Two things came to mind on my drive home today. One was a teenage card magician I saw on Penn & Teller Fool Us. She watched cardistry videos and said, “I can do that,” and in, I think it was less than 2 years, she was performing in Vegas. Kids are simple like that. “That's cool, I think I can do that.” That's all I want to keep believing about myself. I want to believe I can get the formula right, keep the plants alive, master the technique, or create my mind's eye of what something should look like. I want the fun of experimentation, the hard truths of failure, and the spillage of lessons and learning to influence everything else I touch. I want people to feel their own motivation and perspective as it bleeds into what we're each trying to create. I want “my” enthusiasm to be what used to be the spirit of bothering to be alive striving for things in the first place. I forgot the other thing.

I never get more excited than when I see that I've made someone think about what they could pull off. I already know I'm going to get everything I want. That's been the story of my whole life. There's no surprise that I'm the kind of person I am with certain inevitable conclusions. You? Hoards, masses. You otherwise forlorn and forgotten who've gotten fat off the land and put away childish things? What can you do? Because, in my experience, it's next to nothing but fluff your proverbial pillow. You don't believe, you haven't helped, and your next modest, affordable, mature goal will be quite enough, thank you. Just okay is just okay.
 
We need more. We need something akin to the kind of indomitable faith that the religious zealots peck at. I budget. I don't have faith I can afford a bourbon barrel. I don't have faith I can grow micro greens. I don't have faith I can 3D print a tugboat. I don't have faith I can dig a pool, fix my moving truck, or get a mobile coffee van up and running again. I have the strong indication that working towards and gaining perspective in pursuing those things are going to contribute to the self-affirming message that goals for their own sake, just beyond what you can reach without the appreciable effort, are always worth having and at the base of everything.
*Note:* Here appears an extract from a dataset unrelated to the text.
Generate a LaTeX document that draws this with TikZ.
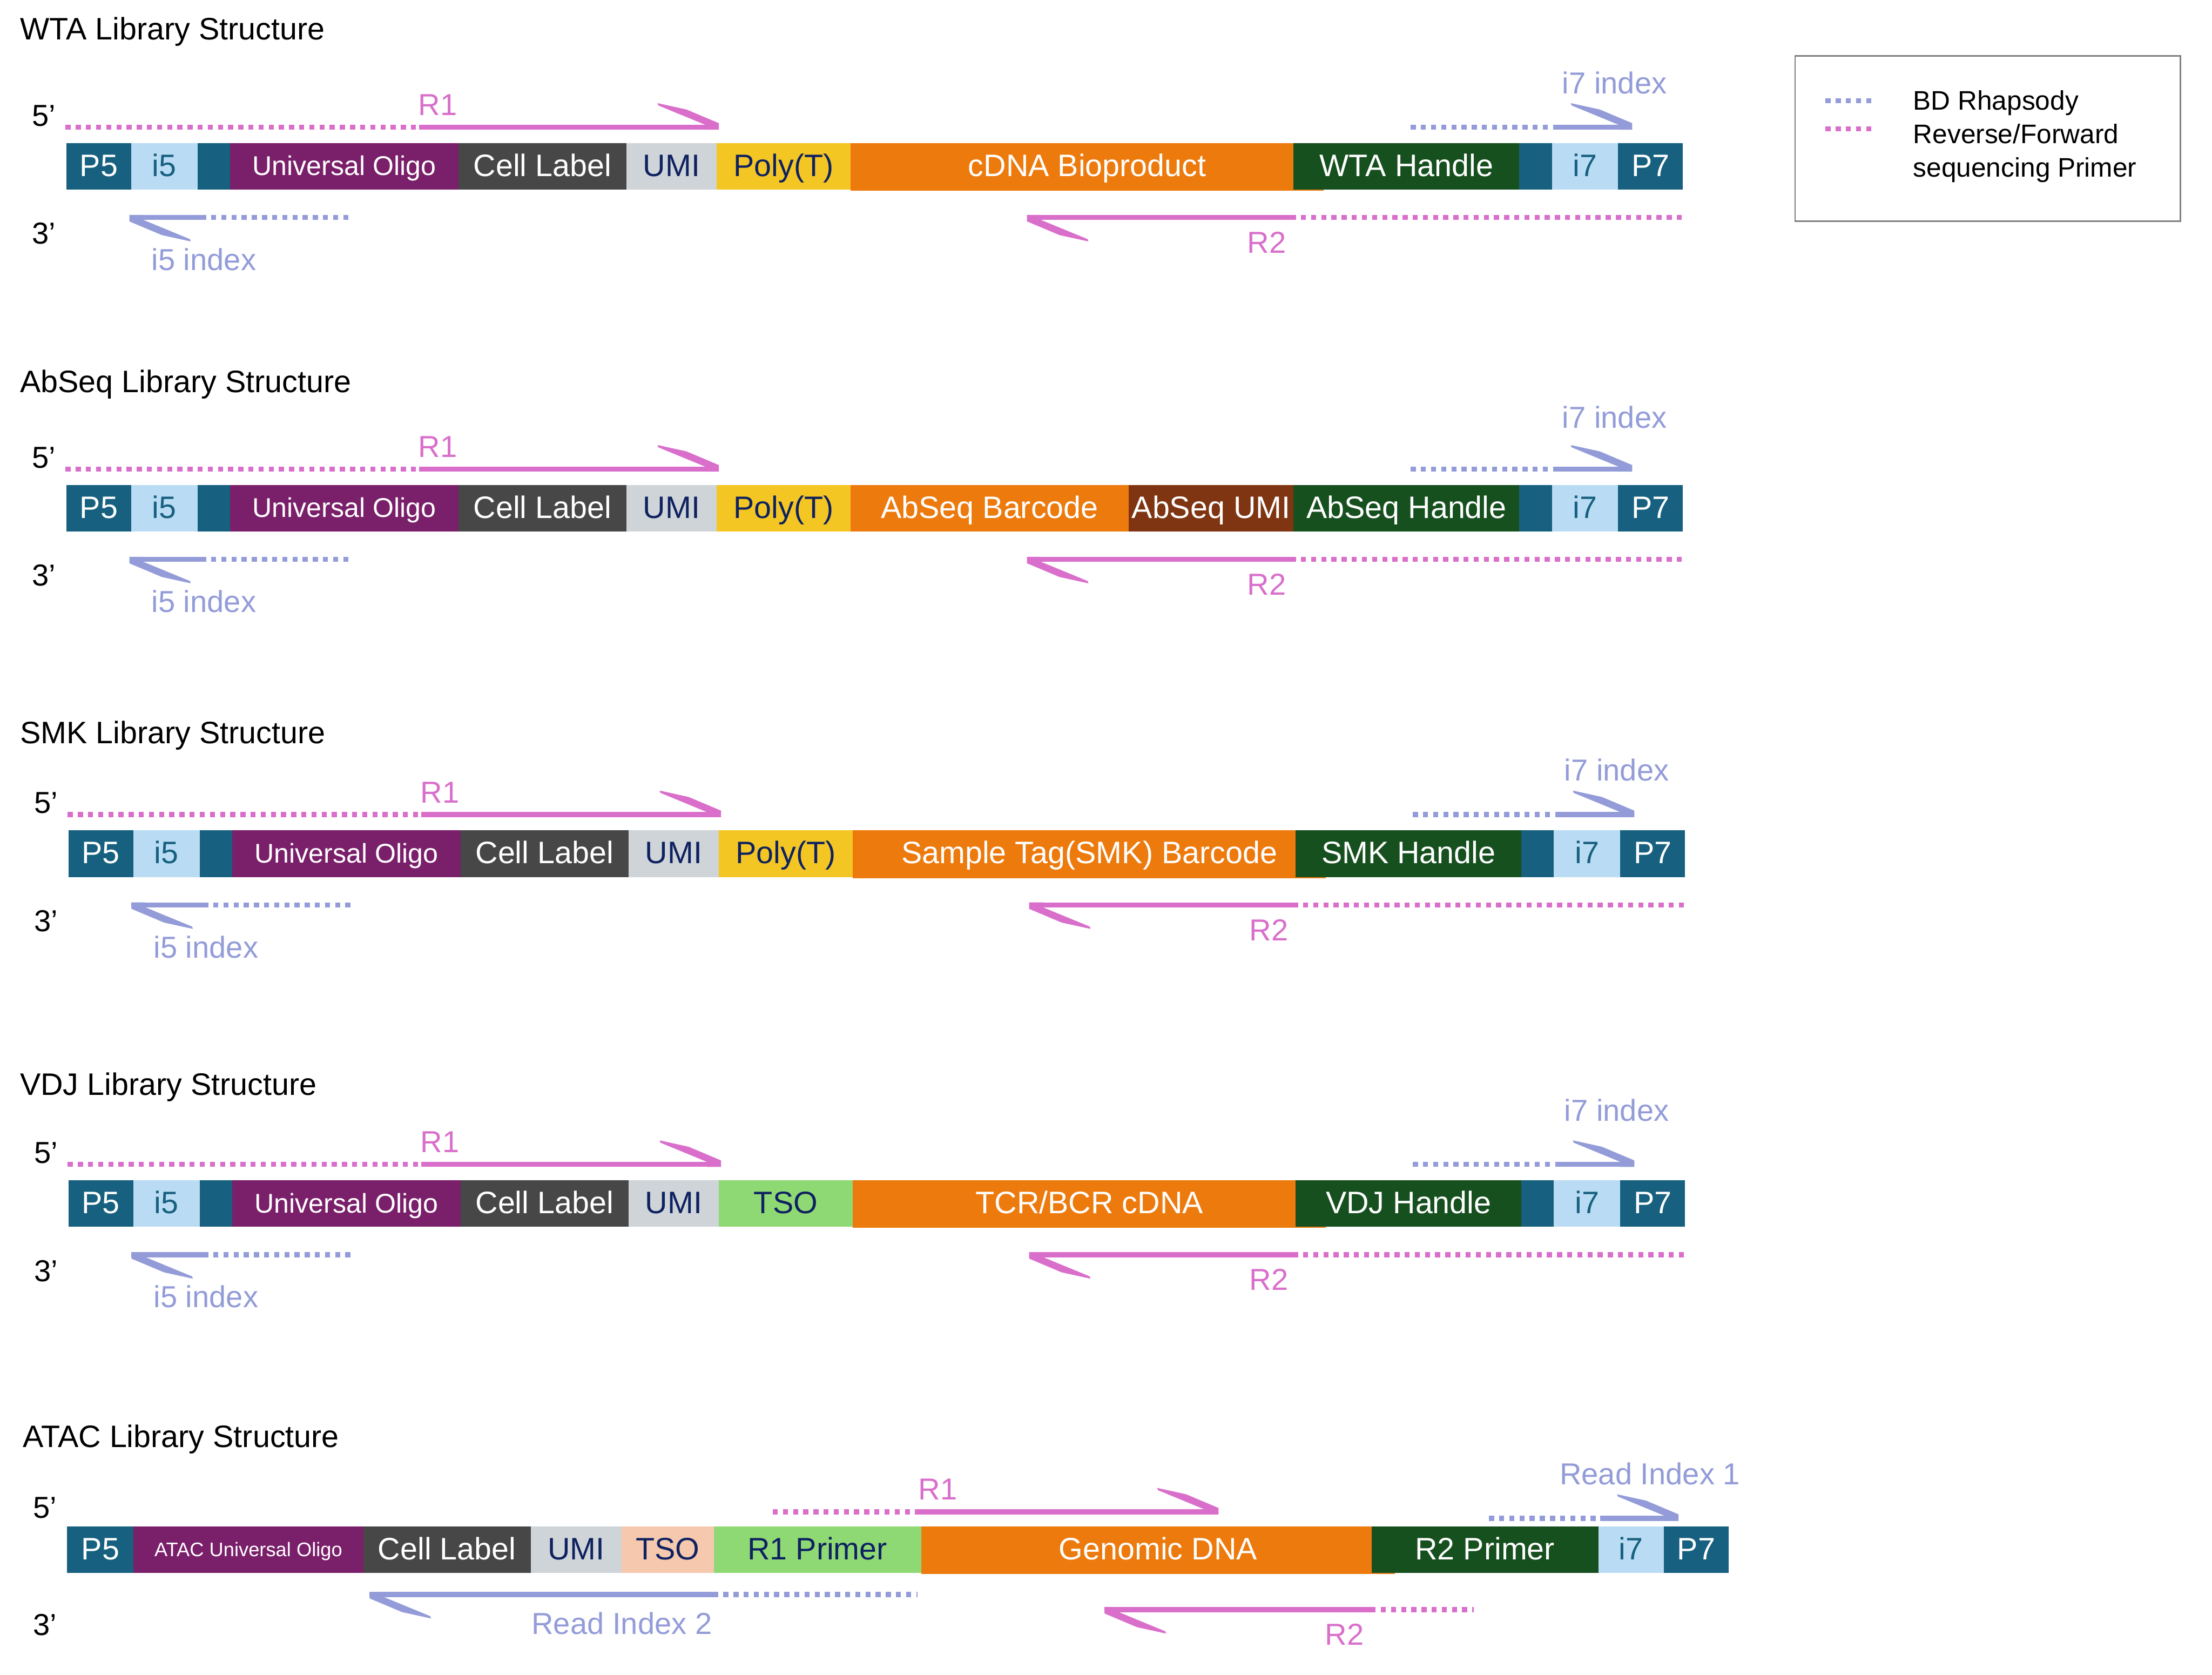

There is no riding out the storm without degrading before your own eyes. There is no “you” without the new and improved version staring at you from the future.

If getting to know older people has been any indication, it's that you'll always feel it. You'll remember what you were like. You'll know what's still plaguing you as something to do. Why are there a million micro-breweries with 40 and 50-somethings recycling each other's themes and being weirdly smug for someone so unattractive? They're getting to be the go-getter 20-something again. They're getting to translate the years of their lives of sacrifice and savings into the freedom or ownership they didn't pursue earnestly and early. I've written from this exact mental place every year of my 20s. I haven't been able to run from the ethos and example embedded in my head, and at least I can say I'm talking about it from my house in my field a mere 2 months away from having an irresponsible amount of expendable income. Every spider bigger than the last I have to kill will testify to what it's taken mentally, physically, and financially to get here. Every mud hole I've stepped in, excuse I've heard, and feigned enthusiasm I've parlayed into a mocking line of a blog will pave the way as well.

The train's coming. Are you getting on or getting hit? Because we're certainly suffering the concussion of taking considerably less responsibility for ourselves.